---- RAW DATA

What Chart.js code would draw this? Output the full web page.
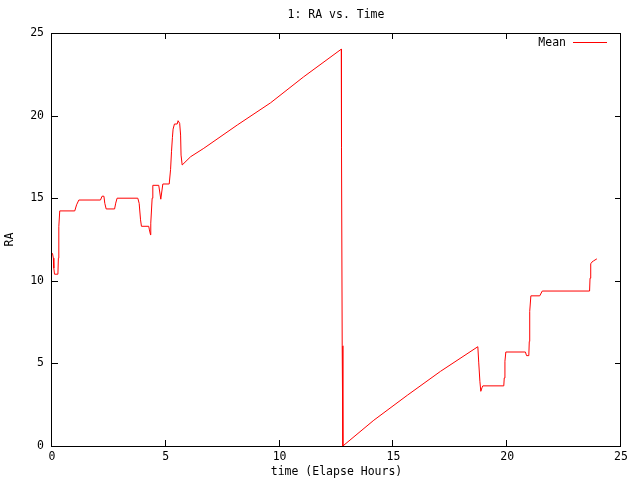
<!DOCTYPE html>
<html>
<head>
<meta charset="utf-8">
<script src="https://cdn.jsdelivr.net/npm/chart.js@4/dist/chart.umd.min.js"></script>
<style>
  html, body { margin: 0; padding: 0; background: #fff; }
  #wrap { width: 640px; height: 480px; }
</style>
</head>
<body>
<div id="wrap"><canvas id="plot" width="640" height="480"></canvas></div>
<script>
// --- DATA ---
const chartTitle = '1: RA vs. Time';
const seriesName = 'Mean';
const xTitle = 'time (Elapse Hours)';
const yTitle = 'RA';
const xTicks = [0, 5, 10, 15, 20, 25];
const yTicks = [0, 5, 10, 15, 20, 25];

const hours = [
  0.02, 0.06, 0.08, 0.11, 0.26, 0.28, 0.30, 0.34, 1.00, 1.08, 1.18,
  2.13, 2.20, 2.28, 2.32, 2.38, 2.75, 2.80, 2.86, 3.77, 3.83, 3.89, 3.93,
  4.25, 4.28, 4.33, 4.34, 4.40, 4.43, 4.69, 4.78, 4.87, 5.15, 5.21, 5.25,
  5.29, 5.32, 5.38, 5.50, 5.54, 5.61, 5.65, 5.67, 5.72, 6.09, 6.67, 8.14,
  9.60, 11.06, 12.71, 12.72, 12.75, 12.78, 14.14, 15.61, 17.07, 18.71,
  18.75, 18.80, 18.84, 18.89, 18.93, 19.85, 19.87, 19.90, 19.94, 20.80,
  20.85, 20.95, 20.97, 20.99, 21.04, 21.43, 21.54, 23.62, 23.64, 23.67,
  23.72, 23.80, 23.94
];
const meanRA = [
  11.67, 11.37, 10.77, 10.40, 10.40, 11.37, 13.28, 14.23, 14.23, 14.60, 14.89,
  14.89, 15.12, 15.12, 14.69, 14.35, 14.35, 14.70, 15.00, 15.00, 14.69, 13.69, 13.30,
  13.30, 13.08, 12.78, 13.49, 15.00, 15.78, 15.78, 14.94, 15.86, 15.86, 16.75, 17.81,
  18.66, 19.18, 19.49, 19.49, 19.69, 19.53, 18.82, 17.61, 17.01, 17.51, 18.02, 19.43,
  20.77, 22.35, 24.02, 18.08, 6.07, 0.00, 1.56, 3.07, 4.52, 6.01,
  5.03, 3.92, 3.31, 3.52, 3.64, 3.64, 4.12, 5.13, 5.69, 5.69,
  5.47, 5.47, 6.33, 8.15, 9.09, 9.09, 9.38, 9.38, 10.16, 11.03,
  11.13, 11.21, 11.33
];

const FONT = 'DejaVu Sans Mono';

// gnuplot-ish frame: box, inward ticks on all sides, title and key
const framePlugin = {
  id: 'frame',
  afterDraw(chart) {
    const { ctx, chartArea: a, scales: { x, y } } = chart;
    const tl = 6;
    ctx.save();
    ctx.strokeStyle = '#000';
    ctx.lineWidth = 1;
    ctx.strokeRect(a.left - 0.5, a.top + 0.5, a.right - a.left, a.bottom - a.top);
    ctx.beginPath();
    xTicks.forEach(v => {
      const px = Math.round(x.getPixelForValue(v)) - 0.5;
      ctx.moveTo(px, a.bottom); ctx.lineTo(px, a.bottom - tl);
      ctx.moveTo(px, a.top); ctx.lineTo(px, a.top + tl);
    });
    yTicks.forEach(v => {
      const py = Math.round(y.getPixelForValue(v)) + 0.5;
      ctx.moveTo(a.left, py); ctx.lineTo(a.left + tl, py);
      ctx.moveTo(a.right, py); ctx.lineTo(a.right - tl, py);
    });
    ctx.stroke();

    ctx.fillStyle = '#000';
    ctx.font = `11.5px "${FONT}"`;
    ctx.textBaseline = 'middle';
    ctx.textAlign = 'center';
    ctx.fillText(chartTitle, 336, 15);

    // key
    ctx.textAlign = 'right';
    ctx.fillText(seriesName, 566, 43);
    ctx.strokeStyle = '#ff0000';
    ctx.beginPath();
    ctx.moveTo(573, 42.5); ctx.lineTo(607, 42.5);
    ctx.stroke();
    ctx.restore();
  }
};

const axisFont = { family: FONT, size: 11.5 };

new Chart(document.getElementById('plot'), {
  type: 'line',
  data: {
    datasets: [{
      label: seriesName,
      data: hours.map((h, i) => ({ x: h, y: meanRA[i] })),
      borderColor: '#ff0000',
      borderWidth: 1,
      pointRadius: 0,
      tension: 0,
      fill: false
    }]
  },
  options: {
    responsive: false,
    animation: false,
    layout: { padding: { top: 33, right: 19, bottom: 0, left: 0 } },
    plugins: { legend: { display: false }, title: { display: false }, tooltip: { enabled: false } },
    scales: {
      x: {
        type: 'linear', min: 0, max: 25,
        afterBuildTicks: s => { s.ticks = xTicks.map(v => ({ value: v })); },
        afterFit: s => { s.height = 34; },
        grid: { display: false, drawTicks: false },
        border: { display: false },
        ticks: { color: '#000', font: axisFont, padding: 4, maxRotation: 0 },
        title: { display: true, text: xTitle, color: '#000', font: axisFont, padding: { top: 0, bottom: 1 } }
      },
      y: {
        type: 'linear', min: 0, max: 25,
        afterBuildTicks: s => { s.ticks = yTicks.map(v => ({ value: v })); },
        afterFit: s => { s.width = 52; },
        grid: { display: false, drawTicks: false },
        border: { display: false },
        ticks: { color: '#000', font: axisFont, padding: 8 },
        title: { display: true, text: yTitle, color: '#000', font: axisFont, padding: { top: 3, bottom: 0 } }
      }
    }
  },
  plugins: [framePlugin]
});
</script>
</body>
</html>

--------

-- YOUR INSTRUCTIONS --
Repeat the lines of the listing above verbatim, beginning at its first line and ending at the line containing "const yTicks = [0, 5, 10, 15, 20, 25];", which is included. Omit pictures.

-- FULL ANSWER --
What Chart.js code would draw this? Output the full web page.
<!DOCTYPE html>
<html>
<head>
<meta charset="utf-8">
<script src="https://cdn.jsdelivr.net/npm/chart.js@4/dist/chart.umd.min.js"></script>
<style>
  html, body { margin: 0; padding: 0; background: #fff; }
  #wrap { width: 640px; height: 480px; }
</style>
</head>
<body>
<div id="wrap"><canvas id="plot" width="640" height="480"></canvas></div>
<script>
// --- DATA ---
const chartTitle = '1: RA vs. Time';
const seriesName = 'Mean';
const xTitle = 'time (Elapse Hours)';
const yTitle = 'RA';
const xTicks = [0, 5, 10, 15, 20, 25];
const yTicks = [0, 5, 10, 15, 20, 25];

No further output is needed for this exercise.